Die Erdbeben-Gefahr am Rhein

Von der Nordsee über das Rheintal bis weit hinter den Oberrhein zieht sich eine sogenannte Schwächezone, in der es jederzeit zu Beben wie jetzt in Italien kommen kann.

Krefeld. Es war fast auf den Tag genau vor 17 Jahren: Am 13. April 1992, nachts gegen 3.20 Uhr, fliegen kreischend Vögel auf, kurze Zeit später bebt die Erde 45 Sekunden lang. Menschen werden von den Erschütterungen aus dem Schlaf gerissen, fliehen in Panik auf die Straßen. Herabfallende Dachziegel und Fassadenteile verletzen 58 von ihnen zum Teil schwer.

Es war das "Jahrhundertbeben" im Rheinland. Das Epizentrum des Bebens, das 5,9 Punkte auf der Richterskala erreichte, lag beim niederländischen Roermond.

In unserer Region war der Kreis Heinsberg am schwersten betroffen. Hier wurden 70 Häuser zum Teil so stark beschädigt, dass sie abgerissen werden mussten. In Bonn starb eine 79-Jährige nach einem Schock an Herzversagen. Am Kölner Dom stürzte eine über 400 Kilo schwere Kreuzblume ins Dach des Seitenschiffes.

In Grevenbroich fielen für zwei Stunden die Braunkohlenkraftwerke aus, und im südhessischen Biblis musste aus Sicherheitsgründen der Atomreaktor abgeschaltet werden. Durch herabstürzende Gebäudeteile wurden zahlreiche Autos schwer beschädigt. Versicherungen bezifferten die Schäden auf umgerechnet mehr als 100 Millionen Euro.

Und das nächste Beben dieser Größenordnung kommt nach Ansicht von Experten bestimmt. "In der Erdbebenzone III im Raum Aachen/Düren besteht eine zehnprozentige Wahrscheinlichkeit, dass es innerhalb der nächsten 50Jahre zu einem Beben mit einer Stärke von etwa sechs auf der Richterskala kommen wird", sagt Klaus Lehmann, Leiter des Fachbereichs Landeserdbebendienst beim Geologischen Dienst NRW in Krefeld. "Wir leben hier im gefährdetsten Gebiet Deutschlands.

Der Grund: Von der Nordsee über das Rheintal bis weit hinter den Oberrhein zieht sich eine sogenannte Schwächezone, in der es jederzeit zu Beben kommen kann. Lehmann: "In diesem Bereich zieht sich ein Riss durch die ansonsten stabile eurasische Kontinentalplatte. Ein Teil strebt nach Osten, der andere nach Westen. Dadurch kommt es zu tektonischen Verschiebungen, die durchaus größere Beben auslösen können."

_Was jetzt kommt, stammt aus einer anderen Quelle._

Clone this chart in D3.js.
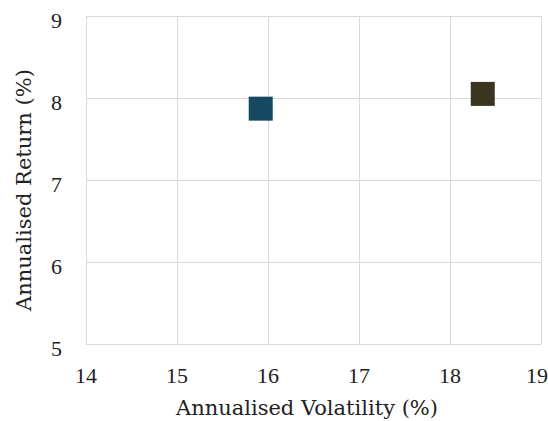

Im Gegensatz zu Italien allerdings werden die Folgen solcher Beben hierzulande mutmaßlich geringer ausfallen. Lehmann: "Das Zentrum solcher Beben dürfte hier vermutlich tiefer liegen als in Italien. So lag beispielsweise das Zentrum des Bebens von Roermond in einer Tiefe von 16 Kilometern, das von L’Aquila hingegen in etwa acht Kilometern Tiefe. Und je näher sich das Zentrum an der Oberfläche befindet, desto mehr Schäden richtet das Beben an der Oberfläche an."

Hinzu kommt noch eine weitere, für unsere Region günstige Gegebenheit: Hier durchziehen zahlreiche "weiche" Sediment-Schichten wie Kies, Sand und Ton die Erdoberfläche. Diese Schichten können Erdbebenstöße aus der Tiefe gleichsam abfedern.

Im Gebiet von L’Aquila hingegen herrschen bis in große Tiefen harte, felsige Gesteinsschichten vor. Lehmann: "Solche Schichten leiten die Erdbebenwellen praktisch ungebremst nach oben durch, und die Schäden sind dann auch entsprechend hoch."